Clemens v. Attorney-General for the State of Victoria

Mr Clemens (formerly, Mr Lindsay) was declared a vexatious litigant in July 1998. As a result he was prohibited from commencing proceedings in any Victorian Court or Tribunal without leave. Mr Clemens, who represented himself, had brought several claims in different jurisdictions against a number of different defendants, all unsuccessful (see e.g: Lindsey v Philip Morris Limited [2004] FCAFC 40).

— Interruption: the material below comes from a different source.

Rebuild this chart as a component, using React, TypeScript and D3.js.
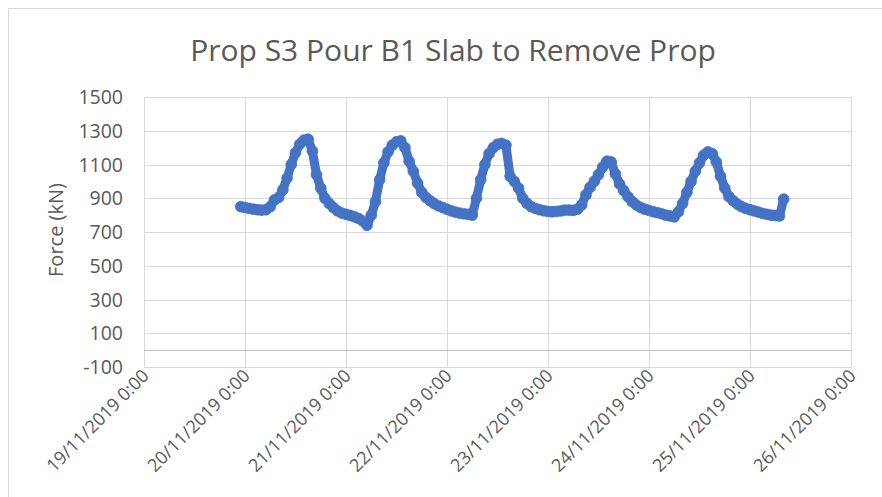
import React from 'react';
import * as d3 from 'd3';

const TITLE = 'Prop S3 Pour B1 Slab to Remove Prop';
const Y_LABEL = 'Force (kN)';
const Y_TICKS = [-100, 100, 300, 500, 700, 900, 1100, 1300, 1500];
const X_TICK_LABELS = [
  '19/11/2019 0:00',
  '20/11/2019 0:00',
  '21/11/2019 0:00',
  '22/11/2019 0:00',
  '23/11/2019 0:00',
  '24/11/2019 0:00',
  '25/11/2019 0:00',
  '26/11/2019 0:00',
];
// hourly readings starting 19/11/2019 23:00
const SERIES_START = new Date(2019, 10, 19, 23, 0, 0);
const FORCE_KN = [
  850, 845, 840, 835, 832, 830, 832, 850, 890, 905, 950, 1020, 1100, 1170, 1220, 1245,
  1250, 1180, 1040, 960, 900, 870, 845, 825, 812, 805, 798, 790, 780, 765, 740, 800,
  880, 1010, 1110, 1175, 1215, 1235, 1240, 1200, 1120, 1060, 990, 935, 905, 885, 868, 855,
  845, 835, 825, 818, 812, 808, 805, 800, 900, 1010, 1100, 1165, 1200, 1220, 1225, 1215,
  1030, 1000, 960, 900, 870, 850, 840, 832, 826, 822, 820, 822, 825, 830, 830, 828,
  835, 860, 920, 965, 1000, 1040, 1085, 1120, 1115, 1045, 985, 945, 910, 880, 860, 845,
  835, 828, 820, 815, 808, 800, 795, 790, 820, 870, 935, 1000, 1060, 1110, 1155, 1175,
  1165, 1115, 1030, 960, 910, 885, 865, 850, 840, 832, 825, 818, 810, 805, 800, 798,
  795, 895,
];

const W = 882;
const H = 497;
const FONT = "'Open Sans', 'Liberation Sans', sans-serif";
const TEXT = '#595959';
const GRID = '#d9d9d9';
const BLUE = '#4472C4';

export default function App() {
  const x = d3
    .scaleTime()
    .domain([new Date(2019, 10, 19), new Date(2019, 10, 26)])
    .range([144, 851]);
  const y = d3.scaleLinear().domain([-100, 1500]).range([367, 97]);
  const days = d3.timeDay.range(new Date(2019, 10, 19), new Date(2019, 10, 26, 1));
  const pts = FORCE_KN.map((v, i) => ({ t: d3.timeHour.offset(SERIES_START, i), v }));
  const line = d3
    .line<{ t: Date; v: number }>()
    .x((d) => x(d.t))
    .y((d) => y(d.v));
  const yGrid = d3.range(-100, 1501, 200);
  const px = (n: number) => Math.round(n) + 0.5;

  return (
    <svg
      width={W}
      height={H}
      style={{ position: 'absolute', left: 0, top: 0, background: '#fff' }}
    >
      <rect x={8.5} y={8.5} width={1200} height={1200} fill="#fff" stroke={GRID} />
      <text
        x={453}
        y={61}
        textAnchor="middle"
        fontFamily={FONT}
        fontSize={30}
        fill={TEXT}
      >
        {TITLE}
      </text>
      {yGrid.map((g) => (
        <line key={'h' + g} x1={144} x2={851} y1={px(y(g))} y2={px(y(g))} stroke={GRID} />
      ))}
      {days.map((d, i) => (
        <line key={'v' + i} x1={px(x(d))} x2={px(x(d))} y1={97} y2={367} stroke={GRID} />
      ))}
      <line x1={144} x2={851} y1={px(y(0))} y2={px(y(0))} stroke="#bfbfbf" />
      {Y_TICKS.map((t) => (
        <text
          key={'yt' + t}
          x={123}
          y={y(t)}
          dy="0.36em"
          textAnchor="end"
          fontFamily={FONT}
          fontSize={19.5}
          fill={TEXT}
        >
          {t}
        </text>
      ))}
      <text
        transform={`translate(63, ${230}) rotate(-90)`}
        textAnchor="middle"
        fontFamily={FONT}
        fontSize={20}
        fill={TEXT}
      >
        {Y_LABEL}
      </text>
      {days.map((d, i) => (
        <text
          key={'xt' + i}
          transform={`translate(${x(d) + 6}, 377) rotate(-45)`}
          textAnchor="end"
          fontFamily={FONT}
          fontSize={18}
          fill={TEXT}
        >
          {X_TICK_LABELS[i]}
        </text>
      ))}
      <path
        d={line(pts) || ''}
        fill="none"
        stroke={BLUE}
        strokeWidth={9}
        strokeLinejoin="round"
        strokeLinecap="round"
      />
      {pts.map((p, i) => (
        <circle key={'c' + i} cx={x(p.t)} cy={y(p.v)} r={5.4} fill={BLUE} stroke={BLUE} strokeWidth={0.8} />
      ))}
    </svg>
  );
}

In this case Mr Clemens sought leave to bring a proceeding against Philip Morris Limited (PML) for putting poisons into its products "deliberately! with intent". In an earlier proceeding, Mr Clemens had sought damages from PML for negligence, namely its failure to warn him of the harmful nature of its cigarettes. In May 2007, a jury in the County Court found that there had been no negligence that was a cause of injury to Mr Clemens, and the judge accordingly entered judgment against him. The Court of Appeal refused to give Mr Clemens leave to appeal from that decision: Clemens v Philip Morris Ltd [2008] VSCA 48.

In this case, Kyrou J rejected Mr Clemens's application to bring a further proceeding against PML on several bases, including that the proposed proceeding was an abuse of process and was bound to fail.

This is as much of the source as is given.